*Problem details*
Copy out lines with the word "this" from the material that follows.

*** Data extract

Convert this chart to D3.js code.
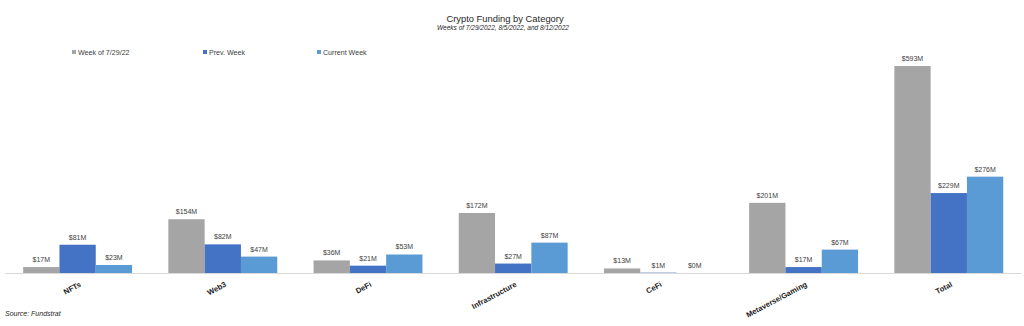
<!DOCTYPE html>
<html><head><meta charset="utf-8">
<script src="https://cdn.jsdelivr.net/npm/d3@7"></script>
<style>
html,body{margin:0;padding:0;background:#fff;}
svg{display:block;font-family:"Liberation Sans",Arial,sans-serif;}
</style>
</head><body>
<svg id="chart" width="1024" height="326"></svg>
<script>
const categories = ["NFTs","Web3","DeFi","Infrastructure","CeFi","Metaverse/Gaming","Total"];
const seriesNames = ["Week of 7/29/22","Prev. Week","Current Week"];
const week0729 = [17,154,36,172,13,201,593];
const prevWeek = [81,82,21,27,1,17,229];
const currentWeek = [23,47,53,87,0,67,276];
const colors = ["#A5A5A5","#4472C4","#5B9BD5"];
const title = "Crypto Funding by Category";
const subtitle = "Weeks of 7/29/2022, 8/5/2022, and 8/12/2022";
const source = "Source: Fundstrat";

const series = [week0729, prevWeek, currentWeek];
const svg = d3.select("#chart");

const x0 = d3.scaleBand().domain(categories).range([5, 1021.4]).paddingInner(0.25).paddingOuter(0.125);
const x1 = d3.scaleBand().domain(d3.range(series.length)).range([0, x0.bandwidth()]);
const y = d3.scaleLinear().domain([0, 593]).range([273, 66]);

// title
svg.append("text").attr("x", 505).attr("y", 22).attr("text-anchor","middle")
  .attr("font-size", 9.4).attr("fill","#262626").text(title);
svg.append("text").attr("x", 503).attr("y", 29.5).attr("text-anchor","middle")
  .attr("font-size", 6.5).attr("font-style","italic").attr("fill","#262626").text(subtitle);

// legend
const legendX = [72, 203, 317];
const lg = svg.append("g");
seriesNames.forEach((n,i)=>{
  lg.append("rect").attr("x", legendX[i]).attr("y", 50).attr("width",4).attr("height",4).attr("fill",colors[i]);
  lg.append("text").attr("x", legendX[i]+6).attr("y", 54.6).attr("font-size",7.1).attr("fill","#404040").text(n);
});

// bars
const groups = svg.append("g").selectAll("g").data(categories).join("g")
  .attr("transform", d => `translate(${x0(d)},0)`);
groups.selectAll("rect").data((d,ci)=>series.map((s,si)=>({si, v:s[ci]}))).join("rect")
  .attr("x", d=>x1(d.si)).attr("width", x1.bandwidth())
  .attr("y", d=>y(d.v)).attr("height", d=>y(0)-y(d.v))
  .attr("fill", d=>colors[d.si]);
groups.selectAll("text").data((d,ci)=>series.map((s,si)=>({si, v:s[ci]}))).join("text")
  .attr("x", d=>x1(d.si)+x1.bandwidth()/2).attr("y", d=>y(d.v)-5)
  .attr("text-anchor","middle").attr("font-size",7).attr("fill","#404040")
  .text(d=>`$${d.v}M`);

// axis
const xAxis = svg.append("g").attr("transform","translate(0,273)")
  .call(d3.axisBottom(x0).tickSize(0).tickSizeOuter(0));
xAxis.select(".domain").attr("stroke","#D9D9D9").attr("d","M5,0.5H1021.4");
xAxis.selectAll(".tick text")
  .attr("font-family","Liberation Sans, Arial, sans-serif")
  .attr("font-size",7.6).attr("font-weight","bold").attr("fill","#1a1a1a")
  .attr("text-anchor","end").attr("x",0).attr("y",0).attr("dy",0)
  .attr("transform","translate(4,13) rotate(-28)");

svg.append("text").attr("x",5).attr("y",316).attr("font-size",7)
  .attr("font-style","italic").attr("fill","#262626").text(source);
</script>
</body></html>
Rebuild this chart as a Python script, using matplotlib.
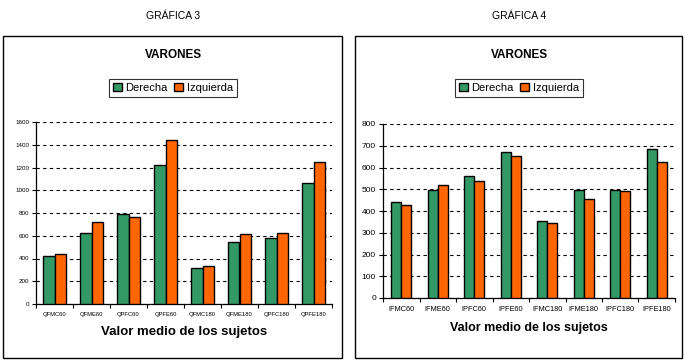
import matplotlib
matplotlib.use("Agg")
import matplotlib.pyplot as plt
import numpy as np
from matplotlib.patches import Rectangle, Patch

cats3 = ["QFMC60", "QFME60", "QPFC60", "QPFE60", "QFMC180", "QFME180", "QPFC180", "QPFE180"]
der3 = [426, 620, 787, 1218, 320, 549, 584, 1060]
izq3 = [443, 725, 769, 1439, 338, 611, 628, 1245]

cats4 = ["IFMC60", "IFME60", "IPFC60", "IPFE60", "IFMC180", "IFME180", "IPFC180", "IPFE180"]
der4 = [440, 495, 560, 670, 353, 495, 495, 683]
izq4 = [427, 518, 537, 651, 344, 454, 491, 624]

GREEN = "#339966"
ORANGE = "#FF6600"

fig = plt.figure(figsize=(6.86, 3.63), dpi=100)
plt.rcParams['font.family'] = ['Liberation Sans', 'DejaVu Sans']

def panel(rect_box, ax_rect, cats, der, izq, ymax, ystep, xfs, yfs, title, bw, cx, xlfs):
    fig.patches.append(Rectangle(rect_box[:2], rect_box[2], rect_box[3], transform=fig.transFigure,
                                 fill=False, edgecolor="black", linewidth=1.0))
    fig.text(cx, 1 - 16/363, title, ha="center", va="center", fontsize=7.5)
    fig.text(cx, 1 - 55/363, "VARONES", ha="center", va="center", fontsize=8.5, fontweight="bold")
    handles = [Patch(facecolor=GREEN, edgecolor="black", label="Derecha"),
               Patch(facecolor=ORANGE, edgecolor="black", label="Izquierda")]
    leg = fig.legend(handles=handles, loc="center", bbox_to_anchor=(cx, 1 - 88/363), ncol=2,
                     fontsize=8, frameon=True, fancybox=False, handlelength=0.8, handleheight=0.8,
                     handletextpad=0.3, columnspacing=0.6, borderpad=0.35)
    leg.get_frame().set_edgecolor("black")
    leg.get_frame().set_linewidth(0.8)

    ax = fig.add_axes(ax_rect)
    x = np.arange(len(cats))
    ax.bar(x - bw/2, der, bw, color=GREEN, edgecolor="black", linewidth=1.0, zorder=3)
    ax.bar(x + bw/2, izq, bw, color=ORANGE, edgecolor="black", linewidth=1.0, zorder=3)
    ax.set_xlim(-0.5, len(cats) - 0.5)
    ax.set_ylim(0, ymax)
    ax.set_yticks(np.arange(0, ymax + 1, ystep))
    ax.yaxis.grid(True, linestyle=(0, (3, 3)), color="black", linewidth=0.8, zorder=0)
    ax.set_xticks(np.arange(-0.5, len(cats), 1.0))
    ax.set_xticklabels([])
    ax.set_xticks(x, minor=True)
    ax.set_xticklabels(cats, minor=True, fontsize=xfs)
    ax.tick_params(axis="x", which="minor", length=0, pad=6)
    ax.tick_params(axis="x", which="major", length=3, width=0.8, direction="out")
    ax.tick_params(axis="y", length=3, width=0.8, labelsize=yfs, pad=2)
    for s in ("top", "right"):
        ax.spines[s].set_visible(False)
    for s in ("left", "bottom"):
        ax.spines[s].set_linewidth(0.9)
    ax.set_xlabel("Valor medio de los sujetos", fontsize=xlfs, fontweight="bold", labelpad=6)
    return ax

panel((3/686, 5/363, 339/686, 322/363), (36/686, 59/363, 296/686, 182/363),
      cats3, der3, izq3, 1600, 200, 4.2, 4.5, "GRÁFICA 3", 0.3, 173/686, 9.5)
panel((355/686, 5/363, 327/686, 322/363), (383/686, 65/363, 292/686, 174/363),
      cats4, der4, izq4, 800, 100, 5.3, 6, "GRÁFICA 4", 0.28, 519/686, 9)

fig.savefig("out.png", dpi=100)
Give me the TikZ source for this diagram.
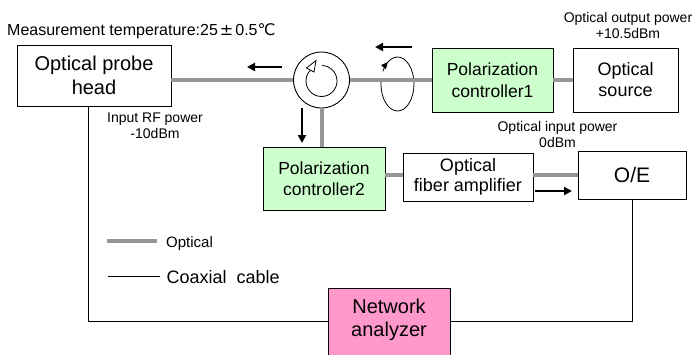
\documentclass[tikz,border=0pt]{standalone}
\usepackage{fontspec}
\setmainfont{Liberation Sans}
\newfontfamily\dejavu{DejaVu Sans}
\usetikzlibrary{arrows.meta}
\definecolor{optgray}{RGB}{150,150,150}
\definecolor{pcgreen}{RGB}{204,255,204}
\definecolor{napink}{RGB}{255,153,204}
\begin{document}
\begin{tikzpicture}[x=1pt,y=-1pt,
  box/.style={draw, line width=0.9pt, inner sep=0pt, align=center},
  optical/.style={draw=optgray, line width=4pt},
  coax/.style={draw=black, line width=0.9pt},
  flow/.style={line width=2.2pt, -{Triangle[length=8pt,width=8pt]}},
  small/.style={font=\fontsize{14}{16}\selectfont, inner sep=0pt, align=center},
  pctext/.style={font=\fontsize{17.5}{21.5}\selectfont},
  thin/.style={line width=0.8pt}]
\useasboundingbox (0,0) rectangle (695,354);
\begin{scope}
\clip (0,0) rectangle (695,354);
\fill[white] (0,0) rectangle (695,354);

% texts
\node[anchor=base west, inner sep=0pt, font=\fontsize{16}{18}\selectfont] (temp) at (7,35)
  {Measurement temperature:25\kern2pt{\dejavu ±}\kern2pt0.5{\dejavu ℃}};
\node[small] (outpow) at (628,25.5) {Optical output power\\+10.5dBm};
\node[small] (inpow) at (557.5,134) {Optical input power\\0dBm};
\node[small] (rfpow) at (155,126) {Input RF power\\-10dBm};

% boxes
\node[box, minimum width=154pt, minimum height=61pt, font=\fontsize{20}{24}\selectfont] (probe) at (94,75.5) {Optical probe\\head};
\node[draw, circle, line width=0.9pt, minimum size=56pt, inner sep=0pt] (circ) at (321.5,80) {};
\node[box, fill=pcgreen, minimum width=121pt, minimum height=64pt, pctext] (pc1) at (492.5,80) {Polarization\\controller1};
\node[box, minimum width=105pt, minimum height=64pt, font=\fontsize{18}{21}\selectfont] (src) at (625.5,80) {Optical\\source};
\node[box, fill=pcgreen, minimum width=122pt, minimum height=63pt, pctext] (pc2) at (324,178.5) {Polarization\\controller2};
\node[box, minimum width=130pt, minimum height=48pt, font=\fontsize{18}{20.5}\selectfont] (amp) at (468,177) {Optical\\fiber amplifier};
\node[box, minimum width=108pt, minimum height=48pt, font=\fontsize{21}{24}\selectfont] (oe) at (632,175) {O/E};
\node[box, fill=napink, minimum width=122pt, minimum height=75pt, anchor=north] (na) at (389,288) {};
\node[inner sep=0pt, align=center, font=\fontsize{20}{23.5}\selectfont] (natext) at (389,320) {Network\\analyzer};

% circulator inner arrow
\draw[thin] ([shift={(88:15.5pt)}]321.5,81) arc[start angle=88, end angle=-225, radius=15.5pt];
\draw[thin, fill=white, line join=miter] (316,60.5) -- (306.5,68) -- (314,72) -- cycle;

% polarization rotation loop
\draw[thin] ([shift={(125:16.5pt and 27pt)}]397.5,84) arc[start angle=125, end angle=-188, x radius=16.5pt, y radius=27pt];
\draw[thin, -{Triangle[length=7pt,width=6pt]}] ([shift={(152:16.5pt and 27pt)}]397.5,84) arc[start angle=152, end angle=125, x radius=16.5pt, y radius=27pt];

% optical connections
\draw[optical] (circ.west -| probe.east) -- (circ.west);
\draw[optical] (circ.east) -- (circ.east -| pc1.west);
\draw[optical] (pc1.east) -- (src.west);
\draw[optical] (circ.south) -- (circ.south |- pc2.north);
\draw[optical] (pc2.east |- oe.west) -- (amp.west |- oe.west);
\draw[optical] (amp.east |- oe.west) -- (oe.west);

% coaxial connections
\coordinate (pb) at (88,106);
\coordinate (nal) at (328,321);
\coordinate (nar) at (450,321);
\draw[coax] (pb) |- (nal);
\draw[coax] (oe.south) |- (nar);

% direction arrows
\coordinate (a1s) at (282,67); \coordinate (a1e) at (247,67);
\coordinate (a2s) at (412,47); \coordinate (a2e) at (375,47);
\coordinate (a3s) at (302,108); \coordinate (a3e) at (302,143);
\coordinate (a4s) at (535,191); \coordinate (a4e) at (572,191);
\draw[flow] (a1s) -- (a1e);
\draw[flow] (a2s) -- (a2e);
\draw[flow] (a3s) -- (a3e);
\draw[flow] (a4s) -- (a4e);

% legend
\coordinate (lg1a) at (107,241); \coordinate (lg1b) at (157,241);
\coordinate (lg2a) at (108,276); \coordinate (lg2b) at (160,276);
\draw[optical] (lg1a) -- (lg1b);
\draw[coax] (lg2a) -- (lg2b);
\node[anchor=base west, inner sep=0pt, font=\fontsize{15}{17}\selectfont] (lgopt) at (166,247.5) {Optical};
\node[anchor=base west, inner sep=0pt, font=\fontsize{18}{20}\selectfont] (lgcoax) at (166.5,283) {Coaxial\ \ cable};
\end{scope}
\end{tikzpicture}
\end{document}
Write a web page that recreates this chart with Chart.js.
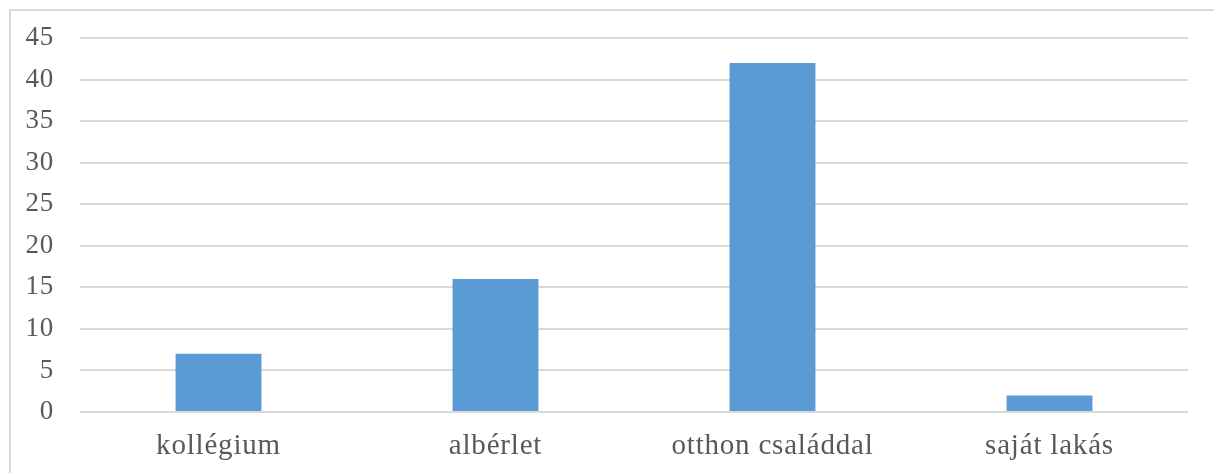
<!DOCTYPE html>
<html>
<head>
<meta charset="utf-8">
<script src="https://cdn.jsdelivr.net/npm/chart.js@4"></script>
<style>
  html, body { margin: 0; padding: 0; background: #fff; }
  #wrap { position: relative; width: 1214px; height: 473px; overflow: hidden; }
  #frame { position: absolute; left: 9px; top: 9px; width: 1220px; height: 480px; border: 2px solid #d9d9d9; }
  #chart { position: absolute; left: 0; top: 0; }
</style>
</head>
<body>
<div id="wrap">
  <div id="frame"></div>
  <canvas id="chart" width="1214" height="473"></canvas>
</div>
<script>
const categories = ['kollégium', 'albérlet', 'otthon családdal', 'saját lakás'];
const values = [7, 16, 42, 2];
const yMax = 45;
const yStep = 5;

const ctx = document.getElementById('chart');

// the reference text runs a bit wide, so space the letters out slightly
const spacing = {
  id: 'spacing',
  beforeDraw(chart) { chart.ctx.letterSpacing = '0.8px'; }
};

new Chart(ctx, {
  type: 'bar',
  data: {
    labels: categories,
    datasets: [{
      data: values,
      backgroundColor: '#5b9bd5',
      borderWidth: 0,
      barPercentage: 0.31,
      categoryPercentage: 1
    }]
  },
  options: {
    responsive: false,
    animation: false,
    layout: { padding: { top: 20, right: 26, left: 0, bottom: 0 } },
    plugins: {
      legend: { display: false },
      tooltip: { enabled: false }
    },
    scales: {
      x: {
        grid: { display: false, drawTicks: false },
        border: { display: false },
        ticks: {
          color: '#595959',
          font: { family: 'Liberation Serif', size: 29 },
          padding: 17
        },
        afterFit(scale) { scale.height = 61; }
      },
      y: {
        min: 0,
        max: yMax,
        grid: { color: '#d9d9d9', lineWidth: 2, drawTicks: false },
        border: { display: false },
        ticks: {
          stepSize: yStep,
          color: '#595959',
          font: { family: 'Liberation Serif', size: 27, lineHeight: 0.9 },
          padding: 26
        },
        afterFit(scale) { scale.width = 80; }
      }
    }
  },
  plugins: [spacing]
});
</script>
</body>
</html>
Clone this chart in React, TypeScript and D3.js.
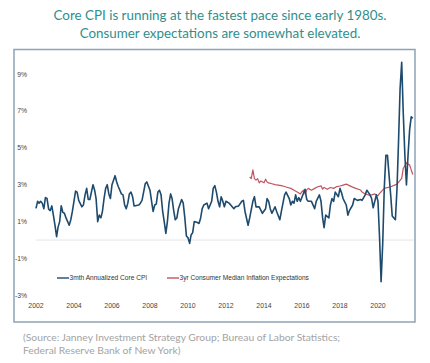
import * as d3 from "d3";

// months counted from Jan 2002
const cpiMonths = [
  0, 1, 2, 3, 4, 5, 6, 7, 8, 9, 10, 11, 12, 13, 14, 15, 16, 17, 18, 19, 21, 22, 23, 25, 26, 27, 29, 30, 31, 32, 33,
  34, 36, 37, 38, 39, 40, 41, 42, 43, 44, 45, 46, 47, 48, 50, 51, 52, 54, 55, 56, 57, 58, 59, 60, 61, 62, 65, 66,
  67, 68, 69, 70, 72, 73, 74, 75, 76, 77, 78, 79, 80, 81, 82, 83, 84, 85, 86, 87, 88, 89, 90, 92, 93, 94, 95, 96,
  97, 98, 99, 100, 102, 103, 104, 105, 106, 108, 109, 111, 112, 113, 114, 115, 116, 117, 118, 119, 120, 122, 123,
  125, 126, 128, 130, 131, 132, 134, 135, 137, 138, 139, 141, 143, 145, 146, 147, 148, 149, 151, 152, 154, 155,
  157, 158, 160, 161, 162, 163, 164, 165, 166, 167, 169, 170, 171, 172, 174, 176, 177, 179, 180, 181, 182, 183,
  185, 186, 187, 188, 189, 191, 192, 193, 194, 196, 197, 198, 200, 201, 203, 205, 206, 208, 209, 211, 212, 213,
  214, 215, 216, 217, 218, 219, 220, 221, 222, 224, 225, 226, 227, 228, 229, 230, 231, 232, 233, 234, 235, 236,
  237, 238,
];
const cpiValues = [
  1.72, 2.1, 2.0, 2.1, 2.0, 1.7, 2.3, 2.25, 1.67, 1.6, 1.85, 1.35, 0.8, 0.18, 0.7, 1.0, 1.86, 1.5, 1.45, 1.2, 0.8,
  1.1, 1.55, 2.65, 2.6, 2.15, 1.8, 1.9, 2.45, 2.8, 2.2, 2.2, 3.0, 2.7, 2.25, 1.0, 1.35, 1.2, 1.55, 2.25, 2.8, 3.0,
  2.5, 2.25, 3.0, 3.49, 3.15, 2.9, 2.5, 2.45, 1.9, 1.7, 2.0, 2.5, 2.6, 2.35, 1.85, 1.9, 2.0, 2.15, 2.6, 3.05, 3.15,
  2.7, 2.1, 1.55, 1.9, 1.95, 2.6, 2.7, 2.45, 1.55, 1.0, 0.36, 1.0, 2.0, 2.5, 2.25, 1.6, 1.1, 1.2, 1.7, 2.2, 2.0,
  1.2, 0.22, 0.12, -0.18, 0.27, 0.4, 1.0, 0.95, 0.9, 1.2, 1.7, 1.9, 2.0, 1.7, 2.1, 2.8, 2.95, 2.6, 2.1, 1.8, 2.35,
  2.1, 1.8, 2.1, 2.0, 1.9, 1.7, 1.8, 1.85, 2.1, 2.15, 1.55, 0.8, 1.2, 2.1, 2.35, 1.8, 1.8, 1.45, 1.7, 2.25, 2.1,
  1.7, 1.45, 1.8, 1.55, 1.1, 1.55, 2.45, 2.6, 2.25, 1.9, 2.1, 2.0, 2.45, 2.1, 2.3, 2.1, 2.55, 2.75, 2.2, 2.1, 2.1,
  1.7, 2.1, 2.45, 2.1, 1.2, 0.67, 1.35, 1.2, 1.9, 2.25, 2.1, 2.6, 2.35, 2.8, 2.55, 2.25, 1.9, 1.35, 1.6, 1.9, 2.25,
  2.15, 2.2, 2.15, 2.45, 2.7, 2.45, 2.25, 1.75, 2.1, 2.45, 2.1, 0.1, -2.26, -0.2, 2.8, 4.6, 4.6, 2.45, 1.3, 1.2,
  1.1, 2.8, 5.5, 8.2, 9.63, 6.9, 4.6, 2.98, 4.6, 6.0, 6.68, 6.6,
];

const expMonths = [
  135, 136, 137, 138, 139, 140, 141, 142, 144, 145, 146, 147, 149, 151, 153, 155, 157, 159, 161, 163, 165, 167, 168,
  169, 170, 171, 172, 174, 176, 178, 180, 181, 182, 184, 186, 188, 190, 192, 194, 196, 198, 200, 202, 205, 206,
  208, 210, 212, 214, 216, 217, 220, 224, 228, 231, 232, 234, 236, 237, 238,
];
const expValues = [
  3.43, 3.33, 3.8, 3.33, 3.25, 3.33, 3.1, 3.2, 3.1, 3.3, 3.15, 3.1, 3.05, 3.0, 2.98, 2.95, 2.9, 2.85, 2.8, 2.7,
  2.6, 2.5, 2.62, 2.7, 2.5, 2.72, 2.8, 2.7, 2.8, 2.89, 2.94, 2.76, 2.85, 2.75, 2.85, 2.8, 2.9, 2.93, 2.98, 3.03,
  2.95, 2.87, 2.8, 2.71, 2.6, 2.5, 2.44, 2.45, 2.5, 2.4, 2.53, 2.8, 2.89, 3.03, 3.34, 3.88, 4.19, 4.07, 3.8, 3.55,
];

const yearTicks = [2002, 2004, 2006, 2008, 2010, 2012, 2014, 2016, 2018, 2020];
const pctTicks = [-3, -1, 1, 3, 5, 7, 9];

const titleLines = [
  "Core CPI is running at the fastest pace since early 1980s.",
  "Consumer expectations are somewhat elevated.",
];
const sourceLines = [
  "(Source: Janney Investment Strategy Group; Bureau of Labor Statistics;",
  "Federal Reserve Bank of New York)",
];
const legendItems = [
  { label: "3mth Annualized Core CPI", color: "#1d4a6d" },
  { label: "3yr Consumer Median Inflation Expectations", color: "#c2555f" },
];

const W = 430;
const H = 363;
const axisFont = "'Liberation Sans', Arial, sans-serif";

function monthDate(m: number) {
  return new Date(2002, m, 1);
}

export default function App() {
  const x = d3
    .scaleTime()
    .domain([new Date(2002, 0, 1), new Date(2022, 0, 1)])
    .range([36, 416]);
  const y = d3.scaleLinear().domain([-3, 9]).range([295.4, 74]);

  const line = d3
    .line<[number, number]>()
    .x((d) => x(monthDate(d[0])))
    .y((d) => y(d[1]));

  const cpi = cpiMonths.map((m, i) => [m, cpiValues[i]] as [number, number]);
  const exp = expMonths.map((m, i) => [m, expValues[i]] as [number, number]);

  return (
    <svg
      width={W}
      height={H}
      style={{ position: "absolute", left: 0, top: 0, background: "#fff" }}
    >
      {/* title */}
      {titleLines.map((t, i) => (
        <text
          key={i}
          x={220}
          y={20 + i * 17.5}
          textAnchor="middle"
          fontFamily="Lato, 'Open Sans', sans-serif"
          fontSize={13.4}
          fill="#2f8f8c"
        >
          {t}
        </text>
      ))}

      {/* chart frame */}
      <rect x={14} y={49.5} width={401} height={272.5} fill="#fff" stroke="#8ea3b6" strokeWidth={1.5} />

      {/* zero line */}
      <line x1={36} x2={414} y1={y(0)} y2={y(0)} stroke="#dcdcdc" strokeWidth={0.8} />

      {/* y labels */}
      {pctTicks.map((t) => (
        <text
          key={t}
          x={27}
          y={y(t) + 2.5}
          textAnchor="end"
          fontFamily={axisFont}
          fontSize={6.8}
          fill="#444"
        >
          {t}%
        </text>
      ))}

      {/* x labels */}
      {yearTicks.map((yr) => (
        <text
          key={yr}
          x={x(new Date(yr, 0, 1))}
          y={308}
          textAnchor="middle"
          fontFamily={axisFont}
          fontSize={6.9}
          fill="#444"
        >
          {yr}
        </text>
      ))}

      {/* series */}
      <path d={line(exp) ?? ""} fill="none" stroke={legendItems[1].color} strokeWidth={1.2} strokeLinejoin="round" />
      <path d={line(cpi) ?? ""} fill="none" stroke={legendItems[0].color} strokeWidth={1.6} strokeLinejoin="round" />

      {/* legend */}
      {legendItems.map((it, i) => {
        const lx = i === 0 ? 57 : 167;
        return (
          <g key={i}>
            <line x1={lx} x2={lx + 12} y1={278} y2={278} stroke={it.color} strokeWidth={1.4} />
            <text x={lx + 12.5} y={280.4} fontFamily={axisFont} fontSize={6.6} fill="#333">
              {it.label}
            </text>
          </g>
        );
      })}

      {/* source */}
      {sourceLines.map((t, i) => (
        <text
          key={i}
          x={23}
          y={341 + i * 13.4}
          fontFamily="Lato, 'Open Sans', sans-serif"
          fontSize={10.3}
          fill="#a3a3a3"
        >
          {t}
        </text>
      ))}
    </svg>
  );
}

******

*Completed exercise*
Convert this chart to D3.js code.
Rebuild this chart as a Python script, using matplotlib.
Give me the TikZ source for this diagram.
Write a web page that recreates this chart with Chart.js.
Clone this chart in React, TypeScript and D3.js.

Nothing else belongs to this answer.